Em tempos de Olimpíada, os temas da hora são os esportes. Competições entre os países em diversas modalidades para ver quais são os melhores do mundo. Ao final, o quadro de medalhas ainda nos mostra quais são os de maior destaque. Entretenimento certo. Enquanto isso, ofuscado pelo grande evento esportivo, algo importante para a América do Sul acontecia em Brasília ontem e hoje. Difícil comparar com as regras, organização e diversão que as Olimpíadas proporcionam, mas, o evento foi resultado de uma competição certa e os países envolvidos já pensavam em um quadro de medalhas futuro.
Em Brasília, a sensação do governo brasileiro, uruguaio e argentino é de pódio. A entrada da Venezuela no Mercosul, formalizada pelo encontro oficial dos presidentes hoje representou uma vitória diplomática para os países. Fora da celebração, o Paraguai, único que se opunha à proposta, excluído das decisões políticas do bloco, observava de fora as comemorações e a festinha particular desses países. Agora e o quadro de medalhas? Teremos alterações de benefícios para esses países ou será que essa vitória não altera muito a situação de nossos competidores?
Antes de qualquer coisa, comecemos pelos números, os “ouros” dessa olimpíada mercosulina. O PIB do bloco crescerá em 316 bilhões, abre-se um mercado de 400 milhões de pessoas e o Mercosul poderá afetar a geopolítica internacional do petróleo, concentrando a maior parte do petróleo sul-americano. A tarifa externa do país já é de 12,5%, muito próxima da Tarifa Externa Comum (TEC) do bloco, 11%. Poucos ajustes já vão bastar para isso. Além do mais, a necessidade de exportação de 70% de seus alimentos, é mais um bom negócio para os países do bloco. A Venezuela é um bom mercado e pode trazer mais “ouros” para o bloco.
A incerteza de medalhas não vem dos números. Provém do contexto, do Mercosul e do país. Primeiro precisamos lembrar que a entrada da Venezuela foi uma grande malandragem. Bastou o único que se opunha ser afastado das decisões políticas para que se avançasse nesse assunto espinhoso. Ou seja, foi consenso, dentro dos que estavam aptos a decidir, mas não entre todos os membros fundadores do bloco. E quando o Paraguai voltar a se tornar membro efetivo, o que vai acontecer com a relação com a Venezuela?
O outro detalhe é interno ao bloco e à Venezuela. Os tais protecionismos excessivos.

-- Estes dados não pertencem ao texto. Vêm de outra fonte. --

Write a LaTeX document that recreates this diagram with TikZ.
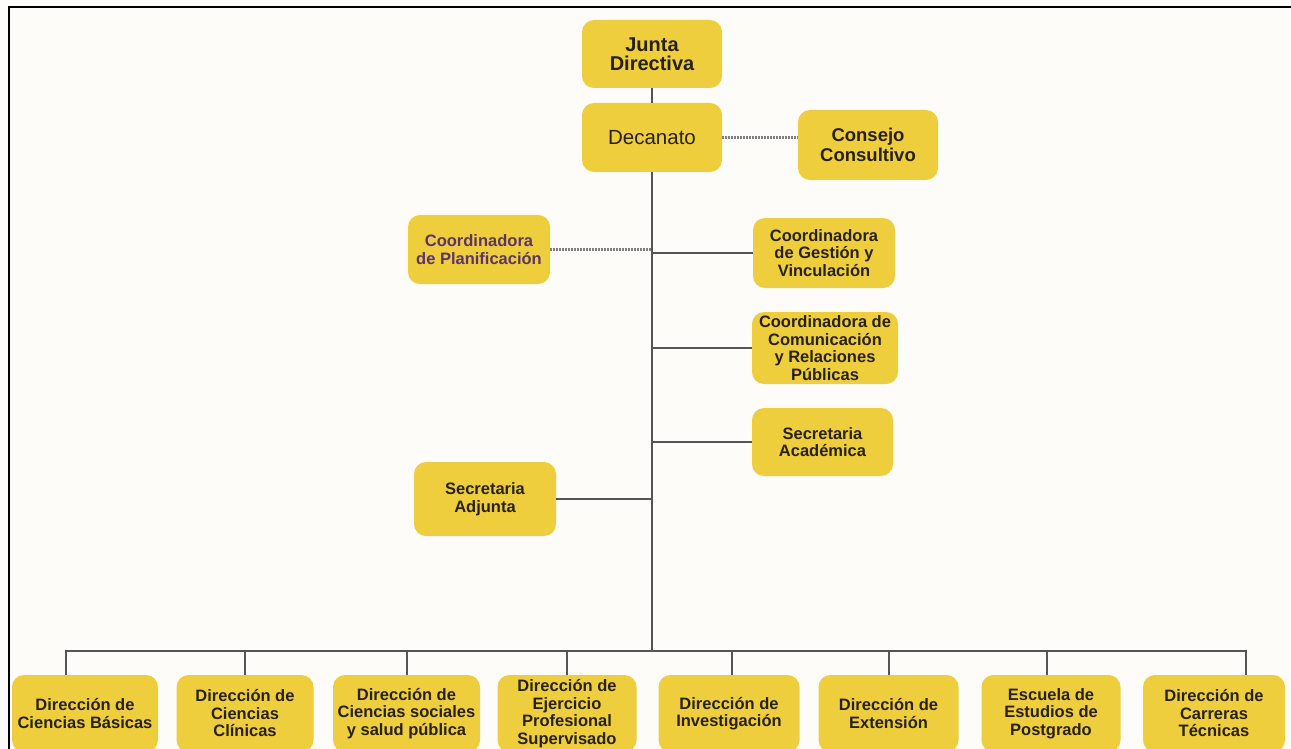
\documentclass[tikz,border=0pt]{standalone}
\usepackage{fontspec}
\setmainfont{Liberation Sans}
\usetikzlibrary{positioning}
\definecolor{paper}{RGB}{253,252,248}
\definecolor{boxfill}{RGB}{238,206,60}
\definecolor{boxtext}{RGB}{40,33,15}
\definecolor{planif}{RGB}{92,52,104}
\definecolor{wire}{RGB}{85,85,85}

\begin{document}
\begin{tikzpicture}[x=1pt,y=-1pt,
  unit/.style={draw=none,fill=boxfill,rounded corners=12pt,inner sep=1pt,align=center,
    text=boxtext,font=\fontsize{16.5}{17.5}\selectfont\bfseries},
  bigunit/.style={unit,font=\fontsize{20}{19.5}\selectfont\bfseries},
  wire/.style={draw=wire,line width=2pt},
  dots/.style={draw=wire!75,line width=2.6pt,dash pattern=on 1.5pt off 1.5pt}]
\fill [paper] (0,0) rectangle (1291,749);
\clip (0,0) rectangle (1291,749);
\draw [black,line width=2.2pt] (9,760) -- (9,7) -- (1300,7);

\node [bigunit,minimum width=140pt,minimum height=68pt] (junta) at (652,54) {Junta\\Directiva};
\node [unit,minimum width=140pt,minimum height=69pt,font=\fontsize{20.5}{22}\selectfont] (decanato) at (652,137.5) {Decanato};
\node [bigunit,minimum width=140pt,minimum height=70pt,font=\fontsize{18.5}{20}\selectfont\bfseries] (consejo) at (868,145) {Consejo\\Consultivo};
\node [unit,minimum width=142pt,minimum height=69pt,text=planif] (planificacion) at (479,249.5) {Coordinadora\\de Planificación};
\node [unit,minimum width=142pt,minimum height=70pt] (gestion) at (824,253) {Coordinadora\\de Gestión y\\Vinculación};
\node [unit,minimum width=146pt,minimum height=72pt] (comunicacion) at (825,348) {Coordinadora de\\Comunicación\\y Relaciones\\Públicas};
\node [unit,minimum width=141pt,minimum height=68pt] (academica) at (822.5,442) {Secretaria\\Académica};
\node [unit,minimum width=142pt,minimum height=74pt] (adjunta) at (485,499) {Secretaria\\Adjunta};

\node [unit,minimum width=146pt,minimum height=77pt] (basicas) at (85,713.5) {Dirección de\\Ciencias Básicas};
\node [unit,minimum width=137pt,minimum height=77pt] (clinicas) at (245,713.5) {Dirección de\\Ciencias\\Clínicas};
\node [unit,minimum width=147pt,minimum height=77pt] (sociales) at (406.5,713.5) {Dirección de\\Ciencias sociales\\y salud pública};
\node [unit,minimum width=139pt,minimum height=77pt] (ejercicio) at (567,713.5) {Dirección de\\Ejercicio\\Profesional\\Supervisado};
\node [unit,minimum width=141pt,minimum height=77pt] (investigacion) at (729,713.5) {Dirección de\\Investigación};
\node [unit,minimum width=140pt,minimum height=77pt] (extension) at (888.5,713.5) {Dirección de\\Extensión};
\node [unit,minimum width=139pt,minimum height=77pt] (postgrado) at (1051,713.5) {Escuela de\\Estudios de\\Postgrado};
\node [unit,minimum width=142pt,minimum height=77pt] (tecnicas) at (1214,713.5) {Dirección de\\Carreras\\Técnicas};

\coordinate (bus) at (652,651);
\draw [wire] (junta) -- (decanato);
\draw [wire] (decanato) -- (bus);
\draw [dots] (decanato.east) -- (decanato.east -| consejo.west);
\draw [dots] (planificacion.east) -- (planificacion.east -| bus);
\draw [wire] (gestion.west) -- (gestion.west -| bus);
\draw [wire] (comunicacion.west) -- (comunicacion.west -| bus);
\draw [wire] (academica.west) -- (academica.west -| bus);
\draw [wire] (adjunta.east) -- (adjunta.east -| bus);
\draw [wire] (basicas.north) ++(-19,0) |- (bus);
\draw [wire] (clinicas.north) |- (bus);
\draw [wire] (sociales.north) |- (bus);
\draw [wire] (ejercicio.north) |- (bus);
\draw [wire] (investigacion.north) ++(3,0) |- (bus);
\draw [wire] (extension.north) |- (bus);
\draw [wire] (postgrado.north) ++(-4,0) |- (bus);
\draw [wire] (tecnicas.north) ++(32,0) |- (bus);
\end{tikzpicture}
\end{document}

Dentro, o tom de amizade política tem convivido com o de rivalidade econômica. Principalmente quando o tema é Argentina. Bloqueios, restrições, taxas, taxas e mais taxas entre os companheiros de bloco. Na maioria das vezes, quando compete com as indústrias nacionais em economias problemáticas, o Mercosul fica em segundo plano. Agora, se olharmos a situação econômica venezuelana, ela não é das melhores. Instabilidade política e uma economia muito dependente de importações. Se a entrada de produtos do Mercosul quebrar muitas indústrias nacionais, a situação de instabilidade política interna do país não oferece garantias de que não sairá ampliando barreiras, principalmente se o bloco oferece um histórico de certa tolerância econômica para efeitos políticos. A última dúvida viria da personalidade de Chávez. Onde quer que ele vá, surge polêmica. Polêmicas que podem dificultar as negociações dentro do bloco e até mesmo influenciar as negociações externas, mas que podem servir de ensaio geral para a Unasul ou para um Mercosul mais ampliado ainda.
Nessa competição sul-americana, o quadro de medalhas ainda é um pouco incerto. Os “ouros” de curto prazo não dão certeza sobre os “ouros” do futuro. Mas a decisão e a malandragem de incluir a Venezuela é com certeza muito mais um cálculo político do que econômico. Tentar trabalhar para fortalecer a América do Sul devagar, passando pelos países com mais benefícios econômicos, é um objetivo justo. Entretanto, enquanto os jogadores dessa competição continuarem a disputar entre si, nem mesmo a primeira vitória vai ser tão certeira assim.